For build-to-keep: Strong brand compounds.

For build-to-sell: Strong brand helps but can also create buyer concern about owner-dependence.

Content Depth

For build-to-keep: Build deeply for long-term authority.

For build-to-sell: Build deeply but consider rate of return. Aggressive depth in year one delays profitability.

Geographic Focus

For build-to-keep: Focus on your strongest market.

For build-to-sell: International expansion potential adds value. A US-focused site is less attractive than one with international expansion options.

The Broker Question

Most site sales happen through brokers. The major ones (Empire Flippers, Flippa, Motion Invest) handle:

  • Listing preparation
  • Buyer screening
  • Due diligence coordination
  • Escrow and payment processing
  • Post-sale transition support

Brokers take 10-15% of the sale price.
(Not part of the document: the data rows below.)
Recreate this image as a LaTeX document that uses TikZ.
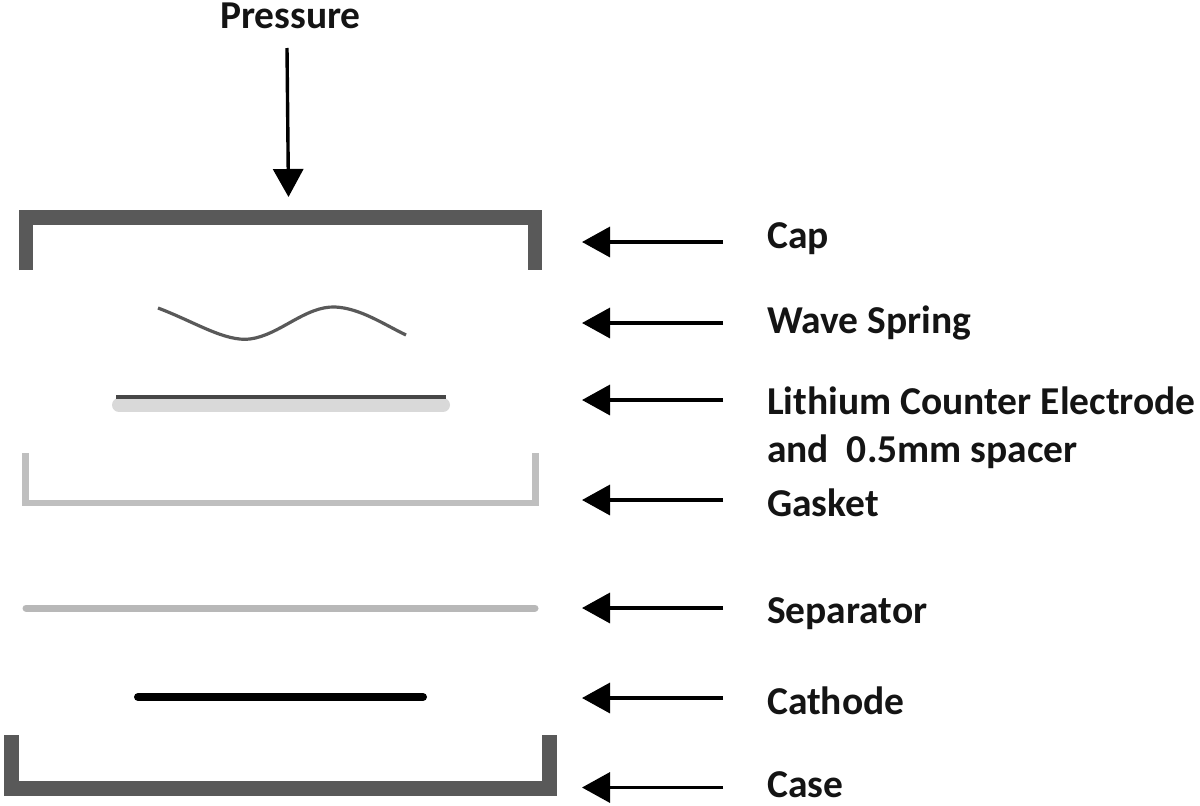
\documentclass[tikz,border=0pt]{standalone}
\usepackage{fontspec}
\setmainfont{Carlito}
\usepackage{tikz}
\usetikzlibrary{arrows.meta,positioning}
\tikzset{
  lbl/.style={font=\fontsize{39.5}{40}\selectfont\bfseries,text=black!92,anchor=base west,inner sep=0pt},
  pointer/.style={-{Triangle[length=28pt,width=30pt]},line width=3.4pt,black},
}
\begin{document}
\begin{tikzpicture}[x=1pt,y=-1pt,line cap=butt,line join=miter]
\path[use as bounding box] (0,0) rectangle (1200,806);
\draw[draw=black!65,line width=14.5pt] (25.75,270) -- (25.75,217.5) -- (534.75,217.5) -- (534.75,270);
\draw[draw=black!65,line width=3.2pt] (158,308) .. controls (195,322) and (225,342) .. (250,339) .. controls (280,335) and (305,306) .. (335,307) .. controls (360,308) and (385,325) .. (406,335);
\draw[draw=black!15,line width=14pt,line cap=round] (119,405) -- (443,405);
\draw[draw=black!72,line width=4pt] (116,396.5) -- (446,396.5);
\draw[draw=black!25,line width=6.5pt] (25.25,453) -- (25.25,503) -- (535.25,503) -- (535.25,453);
\draw[draw=black!28,line width=7pt,line cap=round] (26,608) -- (535,608);
\draw[draw=black,line width=8pt,line cap=round] (138,697) -- (423,697);
\draw[draw=black!65,line width=15pt] (11,735) -- (11,788) -- (549.75,788) -- (549.75,735);
\coordinate (pstart) at (287,48);
\coordinate (pend) at (288.5,197);
\node[lbl] (pressure) at (220,28.5) {Pressure};
\draw[pointer] (pstart) -- (pend);
\node[lbl] (cap) at (767,248.5) {Cap};
\node[lbl] (spring) at (767,333.5) {Wave Spring};
\node[lbl] (lithium) at (767,414.5) {Lithium Counter Electrode};
\node[lbl] (spacer) at (767,462.5) {and\ \ 0.5mm spacer};
\node[lbl] (gasket) at (767,516.5) {Gasket};
\node[lbl] (separator) at (767,623.5) {Separator};
\node[lbl] (cathode) at (767,714.5) {Cathode};
\node[lbl] (case) at (767,797.5) {Case};
\foreach \name/\ypos in {cap/242,spring/323,lithium/400,gasket/500,separator/608,cathode/698,case/787.5}{
  \coordinate (\name tail) at (723,\ypos);
  \coordinate (\name tip) at (582,\ypos);
  \draw[pointer] (\name tail) -- (\name tip);
}
\end{tikzpicture}
\end{document}
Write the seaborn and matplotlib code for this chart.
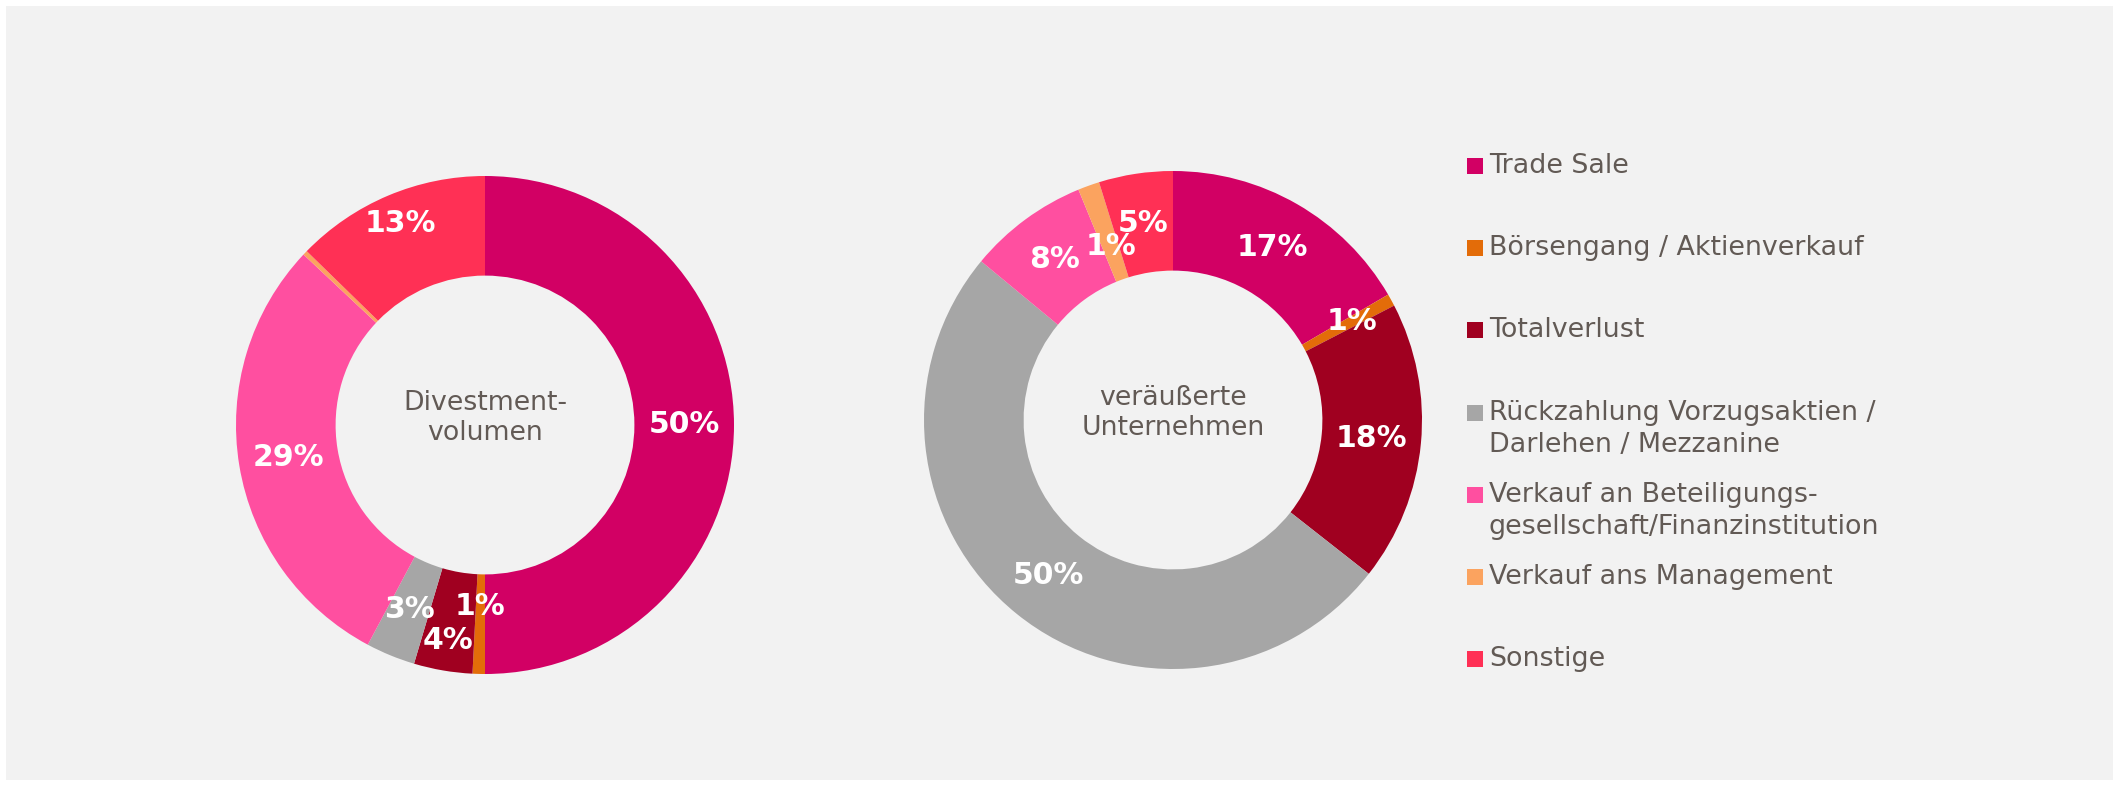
import numpy as np
import pandas as pd
import seaborn as sns
import matplotlib.pyplot as plt
from matplotlib.patches import Rectangle

# categories (same order for both donuts, clockwise from 12 o'clock)
categories = ['Trade Sale',
              'Börsengang / Aktienverkauf',
              'Totalverlust',
              'Rückzahlung Vorzugsaktien /\nDarlehen / Mezzanine',
              'Verkauf an Beteiligungs-\ngesellschaft/Finanzinstitution',
              'Verkauf ans Management',
              'Sonstige']
colors = ['#d20064', '#e36c09', '#a00020', '#a6a6a6', '#ff4fa0', '#fba35f', '#ff3055']

# shares in %
volumen = [50.0, 0.8, 3.8, 3.2, 29.2, 0.3, 12.7]
unternehmen = [16.6, 0.8, 18.2, 50.4, 7.8, 1.4, 4.8]

titles = ['Divestment-\nvolumen', 'veräußerte\nUnternehmen']

sns.set_theme(style='white')
plt.rcParams['font.family'] = ['DejaVu Sans']
palette = sns.color_palette(colors)
txt_col = '#625a55'

W, H = 2119, 786
fig = plt.figure(figsize=(W / 100, H / 100), dpi=100)
fig.patch.set_facecolor('white')

# pixel-space overlay: grey panel + legend
axl = fig.add_axes([0, 0, 1, 1])
axl.set_xlim(0, W)
axl.set_ylim(H, 0)
axl.axis('off')
axl.add_patch(Rectangle((6, 6), W - 12, H - 12, facecolor='#f2f2f2', edgecolor='none'))
for i, (cat, c) in enumerate(zip(categories, palette)):
    y = 166 + 82.2 * i
    axl.add_patch(Rectangle((1467, y - 8), 16, 16, facecolor=c, edgecolor='none'))
    for j, line in enumerate(cat.split('\n')):
        axl.text(1489, y + 32 * j, line, va='center', ha='left',
                 fontsize=19.4, color=txt_col)


def donut(cx, cy, values, title, label_r):
    half = 260
    ax = fig.add_axes([(cx - half) / W, (H - cy - half) / H, 2 * half / W, 2 * half / H])
    wedges, _ = ax.pie(values, colors=palette, startangle=90, counterclock=False,
                       radius=1, wedgeprops=dict(width=0.4, linewidth=0))
    for w, v, lr in zip(wedges, values, label_r):
        if v < 0.5:
            continue
        mid = np.deg2rad((w.theta1 + w.theta2) / 2)
        ax.text(lr * np.cos(mid), lr * np.sin(mid), f'{v:.0f}%', ha='center', va='center',
                fontsize=21.5, fontweight='bold', color='white')
    ax.text(0, 0.03, title, ha='center', va='center', fontsize=19.3,
            color=txt_col, linespacing=1.2)
    lim = half / 249
    ax.set_xlim(-lim, lim)
    ax.set_ylim(-lim, lim)
    ax.set_aspect('equal')
    ax.axis('off')


donut(485, 425, volumen, titles[0], [0.8, 0.73, 0.88, 0.8, 0.8, 0.8, 0.88])
donut(1173, 420, unternehmen, titles[1], [0.8, 0.82, 0.8, 0.8, 0.8, 0.74, 0.8])

fig.savefig('out.png', dpi=100, facecolor=fig.get_facecolor())
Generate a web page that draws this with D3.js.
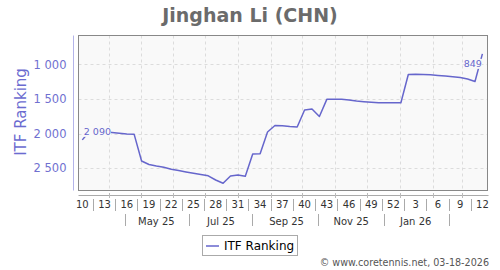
<!DOCTYPE html>
<html>
<head>
<meta charset="utf-8">
<script src="https://cdn.jsdelivr.net/npm/d3@7"></script>
<style>
  body { margin: 0; background: #fff; }
  svg text { font-family: "DejaVu Sans", sans-serif; }
</style>
</head>
<body>
<div id="chart"></div>
<script>
// week numbers (ISO), 2025 W10 .. 2026 W12
var weeks = [10,11,12,13,14,15,16,17,18,19,20,21,22,23,24,25,26,27,28,29,30,31,32,33,34,35,36,37,38,39,40,41,42,43,44,45,46,47,48,49,50,51,52,
             1,2,3,4,5,6,7,8,9,10,11,12];
// ITF ranking per week
var ranking = [2090,1965,1970,1975,1984,1994,2005,2010,2395,2445,2467,2485,2514,2533,2553,2571,2588,2608,2669,2716,
               2611,2597,2615,2294,2289,1977,1883,1887,1897,1904,1659,1645,1753,1505,1505,1505,1515,1530,1540,1548,
               1554,1554,1554,1554,1147,1144,1147,1150,1160,1170,1180,1190,1212,1248,849];
var yTicks = [1000, 1500, 2000, 2500];
var monthLabels = ["May 25", "Jul 25", "Sep 25", "Nov 25", "Jan 26"];

var width = 500, height = 270;
var blue = "#6666cc";

var svg = d3.select("#chart").append("svg")
    .attr("width", width)
    .attr("height", height);

// dates: friday of each week, first week starts monday 2025-03-03
var start = new Date(2025, 2, 7);
var data = ranking.map(function(v, i) {
  return { date: d3.timeDay.offset(start, i * 7), week: weeks[i], value: v, i: i };
});

var x = d3.scaleTime()
    .domain([data[0].date, data[data.length - 1].date])
    .range([82.3, 482.4]);

var y = d3.scaleLinear()
    .domain([577, 2813])
    .range([35, 190]);

var plot = {left: 78.5, right: 487.5, top: 35.5, bottom: 190.5};

// title
svg.append("text")
    .attr("x", 250).attr("y", 22)
    .attr("text-anchor", "middle")
    .style("font-size", "19px").style("font-weight", "bold")
    .attr("fill", "#6b6b6b")
    .text("Jinghan Li (CHN)");

// plot background
svg.append("rect")
    .attr("x", plot.left).attr("y", plot.top)
    .attr("width", plot.right - plot.left).attr("height", plot.bottom - plot.top)
    .attr("fill", "#f9f9f9");

// grid
var months = d3.timeMonth.range(new Date(2025, 3, 1), new Date(2026, 2, 2));
svg.append("g").selectAll("line")
    .data(months).enter().append("line")
    .attr("x1", function(d) { return Math.round(x(d)) + 0.5; })
    .attr("x2", function(d) { return Math.round(x(d)) + 0.5; })
    .attr("y1", plot.top).attr("y2", plot.bottom)
    .attr("stroke", "#dcdcdc").attr("stroke-dasharray", "3,3");

svg.append("g").selectAll("line")
    .data(yTicks).enter().append("line")
    .attr("x1", plot.left).attr("x2", plot.right)
    .attr("y1", function(d) { return Math.round(y(d)) + 0.5; })
    .attr("y2", function(d) { return Math.round(y(d)) + 0.5; })
    .attr("stroke", "#dcdcdc").attr("stroke-dasharray", "3,3");

// frame
svg.append("rect")
    .attr("x", plot.left).attr("y", plot.top)
    .attr("width", plot.right - plot.left).attr("height", plot.bottom - plot.top)
    .attr("fill", "none").attr("stroke", "#888");

// y axis
var fmt = d3.formatLocale({decimal: ".", thousands: " ", grouping: [3], currency: ["", ""]}).format(",");
var yAxis = svg.append("g")
    .attr("transform", "translate(73.5,0)")
    .call(d3.axisLeft(y).tickValues(yTicks).tickSize(0).tickPadding(7).tickFormat(fmt));
yAxis.select(".domain").attr("stroke", "#b4b4ea").attr("d", "M0," + plot.top + "V" + plot.bottom);
yAxis.selectAll("text").attr("fill", "#7070d0").style("font-size", "11.5px").style("font-family", "DejaVu Sans");

svg.append("text")
    .attr("transform", "translate(26,112) rotate(-90)")
    .attr("text-anchor", "middle")
    .style("font-size", "15px")
    .attr("fill", "#6b6bd0")
    .text("ITF Ranking");

// x axis
svg.append("line")
    .attr("x1", plot.left).attr("x2", plot.right + 1)
    .attr("y1", 195.5).attr("y2", 195.5)
    .attr("stroke", "#aaa");
svg.append("g").selectAll("line")
    .data(months).enter().append("line")
    .attr("x1", function(d) { return Math.round(x(d)) + 0.5; })
    .attr("x2", function(d) { return Math.round(x(d)) + 0.5; })
    .attr("y1", 193).attr("y2", 198)
    .attr("stroke", "#bbb");

var labeled = data.filter(function(d) { return d.i % 3 === 0; });
svg.append("g").selectAll("text")
    .data(labeled).enter().append("text")
    .attr("x", function(d) { return x(d.date); })
    .attr("y", 208)
    .attr("text-anchor", "middle")
    .style("font-size", "10px")
    .attr("fill", "#333")
    .text(function(d) { return d.week; });

svg.append("g").selectAll("line")
    .data(labeled.slice(0, -1)).enter().append("line")
    .attr("x1", function(d) { return Math.round(x(d3.timeDay.offset(d.date, 10.5))) + 0.5; })
    .attr("x2", function(d) { return Math.round(x(d3.timeDay.offset(d.date, 10.5))) + 0.5; })
    .attr("y1", 199).attr("y2", 211)
    .attr("stroke", "#aaa");

// month row
var monthMid = [new Date(2025, 4, 16), new Date(2025, 6, 16), new Date(2025, 8, 16), new Date(2025, 10, 16), new Date(2026, 0, 16)];
var monthSep = [new Date(2025, 3, 16), new Date(2025, 5, 16), new Date(2025, 7, 14), new Date(2025, 9, 16), new Date(2025, 11, 17), new Date(2026, 1, 16)];
svg.append("g").selectAll("text")
    .data(monthMid).enter().append("text")
    .attr("x", function(d) { return x(d); })
    .attr("y", 225)
    .attr("text-anchor", "middle")
    .style("font-size", "10px")
    .attr("fill", "#333")
    .text(function(d, i) { return monthLabels[i]; });
svg.append("g").selectAll("line")
    .data(monthSep).enter().append("line")
    .attr("x1", function(d) { return Math.round(x(d)) + 0.5; })
    .attr("x2", function(d) { return Math.round(x(d)) + 0.5; })
    .attr("y1", 214).attr("y2", 226)
    .attr("stroke", "#aaa");

// line
var line = d3.line()
    .x(function(d) { return x(d.date); })
    .y(function(d) { return y(d.value); });

svg.append("path")
    .datum(data)
    .attr("d", line)
    .attr("fill", "none")
    .attr("stroke", blue)
    .attr("stroke-width", 1.5)
    .attr("stroke-linejoin", "round");

// value labels for first and last point
function valueLabel(d, dx, dy, anchor) {
  var g = svg.append("g");
  var bg = g.append("rect").attr("fill", "#f9f9f9");
  var t = g.append("text")
      .attr("x", x(d.date) + dx).attr("y", y(d.value) + dy)
      .attr("text-anchor", anchor)
      .style("font-size", "9.5px")
      .attr("fill", blue)
      .text(fmt(d.value));
  var b = t.node().getBBox();
  bg.attr("x", b.x).attr("y", b.y + 1).attr("width", b.width).attr("height", b.height - 1);
}
valueLabel(data[0], 1.5, -5, "start");
valueLabel(data[data.length - 1], -0.5, 13, "end");

// legend
svg.append("rect")
    .attr("x", 202.5).attr("y", 235.5).attr("width", 95).attr("height", 20)
    .attr("fill", "#fff").attr("stroke", "#aaa");
svg.append("line")
    .attr("x1", 206).attr("x2", 219).attr("y1", 246).attr("y2", 246)
    .attr("stroke", blue).attr("stroke-width", 1.5);
svg.append("text")
    .attr("x", 224).attr("y", 250)
    .style("font-size", "12px")
    .attr("fill", "#000")
    .text("ITF Ranking");

// copyright
svg.append("text")
    .attr("x", 489).attr("y", 266)
    .attr("text-anchor", "end")
    .style("font-size", "9.6px")
    .attr("fill", "#555")
    .text("© www.coretennis.net, 03-18-2026");
</script>
</body>
</html>
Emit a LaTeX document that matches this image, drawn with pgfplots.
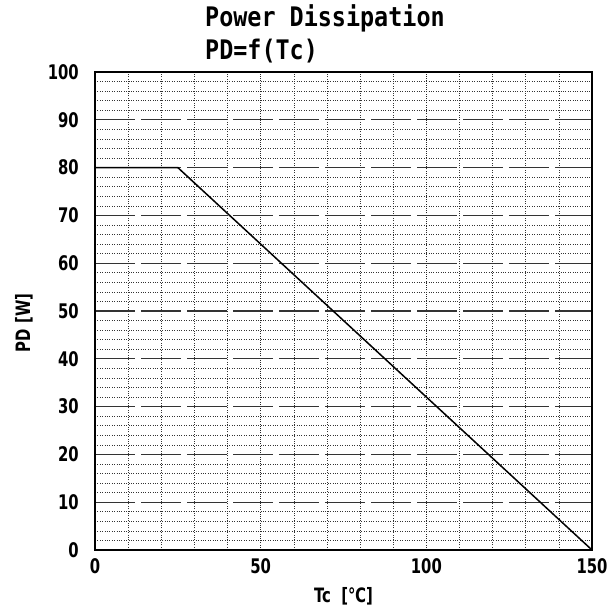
\documentclass[border=0pt]{standalone}
\usepackage{pgfplots}
\pgfplotsset{compat=1.18}
\usepackage{fontspec}
\setmainfont{DejaVu Sans Condensed}
\newfontfamily\titlefont{DejaVu Sans Mono}
\begin{document}
\begin{tikzpicture}
\useasboundingbox (-95pt,-62pt) rectangle (515pt,550pt);
\begin{axis}[
  at={(0,0)}, anchor=south west,
  scale only axis,
  width=497pt, height=478pt,
  xmin=0, xmax=150, ymin=0, ymax=100,
  xtick={0,50,100,150},
  ytick={0,10,...,100},
  minor x tick num=4,
  minor y tick num=4,
  major tick length=0pt, minor tick length=0pt,
  grid=both,
  major x grid style={black!85, line width=0.7pt, dash pattern=on 1pt off 1.2pt},
  minor x grid style={black!80, line width=0.6pt, dash pattern=on 1pt off 1.4pt},
  major y grid style={black!80, line width=1.1pt, dash pattern=on 40pt off 6pt},
  minor y grid style={black!80, line width=0.6pt, dash pattern=on 1pt off 1.4pt},
  axis line style={black, line width=1.3pt},
  /pgf/number format/assume math mode=true,
  ticklabel style={font=\fontsize{16.5}{16}\selectfont\bfseries},
  yticklabel style={inner sep=0pt, xshift=-16pt},
  xticklabel style={inner sep=0pt, yshift=-8pt},
  yticklabel={\scalebox{1}[1.22]{\pgfmathprintnumber{\tick}}},
  xticklabel={\scalebox{1}[1.22]{\pgfmathprintnumber{\tick}}},
  xlabel={\scalebox{1}[1.2]{Tc\ \ [℃]}},
  ylabel={\scalebox{1}[1.2]{PD [W]}},
  label style={font=\fontsize{16.5}{16}\selectfont\bfseries},
  xlabel style={at={(axis description cs:0.5,-0.096)}, anchor=center},
  ylabel style={at={(axis description cs:-0.143,0.475)}, anchor=center},
  clip=false,
]
\addplot[black, line width=1.5pt] coordinates {(0,80) (25,80) (150,0)};
\end{axis}
\node[anchor=base west, inner sep=0pt, font=\titlefont\bfseries\fontsize{23.4}{24}\selectfont] at (110pt,523pt) {\scalebox{1}[1.15]{Power Dissipation}};
\node[anchor=base west, inner sep=0pt, font=\titlefont\bfseries\fontsize{23.4}{24}\selectfont] at (110pt,490pt) {\scalebox{1}[1.15]{PD=f(Tc)}};
\end{tikzpicture}
\end{document}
For sites selling above $50,000, broker fees are usually worth it for the access to qualified buyers and process efficiency.

For smaller sites (under $30,000), direct sales on Flippa or private off-market deals are more cost-effective.

The After-Sale Reality

Most site sales include a transition period (30-90 days) where the original owner helps the buyer get oriented. During this period:

  • Operations continue as normal
  • The buyer observes and asks questions
  • Documentation gets clarified
  • Affiliate accounts transfer

A clean transition is part of what buyers pay for. Sites where the original owner disappears immediately have post-sale problems that hurt the site's reputation in the market.

The Bigger Lesson

Building a site to sell isn't inherently different from building one to keep. The fundamentals are the same: quality content, real traffic, genuine revenue, clean operations.

The differences are mostly in what you prioritize and what you document. Sites built with exit in mind are usually better sites, period — because the discipline of "would I buy this?" forces clarity.

Whether you ultimately sell or keep the site, building with that standard produces better outcomes than building without it.

The market for niche sites is liquid. The operators who build well have options. The ones who build carelessly don't.